= WHAT THE TASK REQUIRES =
Beginning with the first line of the data below, extract each line up to and including the one containing "var halfW = 8". Copy them exactly and add nothing.

= DATA PROVIDED =

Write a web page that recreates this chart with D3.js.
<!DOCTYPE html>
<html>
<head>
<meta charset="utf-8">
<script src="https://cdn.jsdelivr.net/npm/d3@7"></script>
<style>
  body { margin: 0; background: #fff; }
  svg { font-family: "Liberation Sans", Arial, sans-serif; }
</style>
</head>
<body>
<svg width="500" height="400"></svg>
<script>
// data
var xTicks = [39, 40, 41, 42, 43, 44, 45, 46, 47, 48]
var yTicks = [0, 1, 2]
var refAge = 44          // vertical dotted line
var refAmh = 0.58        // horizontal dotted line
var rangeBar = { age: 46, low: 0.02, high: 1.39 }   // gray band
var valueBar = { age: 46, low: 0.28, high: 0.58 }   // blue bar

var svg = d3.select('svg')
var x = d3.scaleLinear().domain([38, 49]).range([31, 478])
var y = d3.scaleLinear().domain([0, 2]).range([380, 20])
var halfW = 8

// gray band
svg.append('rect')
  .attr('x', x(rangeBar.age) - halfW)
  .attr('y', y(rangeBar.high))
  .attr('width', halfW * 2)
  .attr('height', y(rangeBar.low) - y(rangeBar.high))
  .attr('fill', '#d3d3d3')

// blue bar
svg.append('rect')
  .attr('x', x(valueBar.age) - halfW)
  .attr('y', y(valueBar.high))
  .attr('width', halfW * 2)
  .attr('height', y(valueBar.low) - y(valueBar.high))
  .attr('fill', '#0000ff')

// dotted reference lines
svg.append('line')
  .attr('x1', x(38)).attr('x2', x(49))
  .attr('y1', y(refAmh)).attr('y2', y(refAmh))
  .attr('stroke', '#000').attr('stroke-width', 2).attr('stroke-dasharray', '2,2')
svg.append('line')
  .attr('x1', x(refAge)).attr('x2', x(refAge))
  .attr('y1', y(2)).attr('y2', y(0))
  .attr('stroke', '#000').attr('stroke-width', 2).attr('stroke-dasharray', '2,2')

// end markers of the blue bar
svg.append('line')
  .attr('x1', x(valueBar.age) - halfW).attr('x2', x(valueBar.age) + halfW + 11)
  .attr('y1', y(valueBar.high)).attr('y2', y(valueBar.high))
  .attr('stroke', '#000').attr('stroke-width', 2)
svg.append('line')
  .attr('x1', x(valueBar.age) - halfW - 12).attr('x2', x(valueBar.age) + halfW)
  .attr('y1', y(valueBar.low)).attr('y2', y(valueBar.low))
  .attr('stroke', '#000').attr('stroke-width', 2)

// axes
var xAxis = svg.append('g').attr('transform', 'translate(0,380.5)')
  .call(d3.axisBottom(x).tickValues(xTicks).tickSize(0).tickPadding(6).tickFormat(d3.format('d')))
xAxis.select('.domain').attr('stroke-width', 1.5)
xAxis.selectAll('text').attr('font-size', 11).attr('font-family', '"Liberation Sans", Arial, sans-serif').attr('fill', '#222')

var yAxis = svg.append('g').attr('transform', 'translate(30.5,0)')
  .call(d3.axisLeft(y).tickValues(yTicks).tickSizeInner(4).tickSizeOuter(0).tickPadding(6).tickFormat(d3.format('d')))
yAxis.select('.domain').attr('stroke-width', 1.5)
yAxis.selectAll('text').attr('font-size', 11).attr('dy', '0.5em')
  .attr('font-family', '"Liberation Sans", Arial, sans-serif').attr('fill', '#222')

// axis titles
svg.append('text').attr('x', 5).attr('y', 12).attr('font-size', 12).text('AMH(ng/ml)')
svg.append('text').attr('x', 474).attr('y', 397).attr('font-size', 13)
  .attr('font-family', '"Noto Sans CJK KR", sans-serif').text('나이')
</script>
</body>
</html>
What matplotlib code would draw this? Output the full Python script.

= EXERCISE RESULT =
Write a web page that recreates this chart with D3.js.
<!DOCTYPE html>
<html>
<head>
<meta charset="utf-8">
<script src="https://cdn.jsdelivr.net/npm/d3@7"></script>
<style>
  body { margin: 0; background: #fff; }
  svg { font-family: "Liberation Sans", Arial, sans-serif; }
</style>
</head>
<body>
<svg width="500" height="400"></svg>
<script>
// data
var xTicks = [39, 40, 41, 42, 43, 44, 45, 46, 47, 48]
var yTicks = [0, 1, 2]
var refAge = 44          // vertical dotted line
var refAmh = 0.58        // horizontal dotted line
var rangeBar = { age: 46, low: 0.02, high: 1.39 }   // gray band
var valueBar = { age: 46, low: 0.28, high: 0.58 }   // blue bar

var svg = d3.select('svg')
var x = d3.scaleLinear().domain([38, 49]).range([31, 478])
var y = d3.scaleLinear().domain([0, 2]).range([380, 20])
var halfW = 8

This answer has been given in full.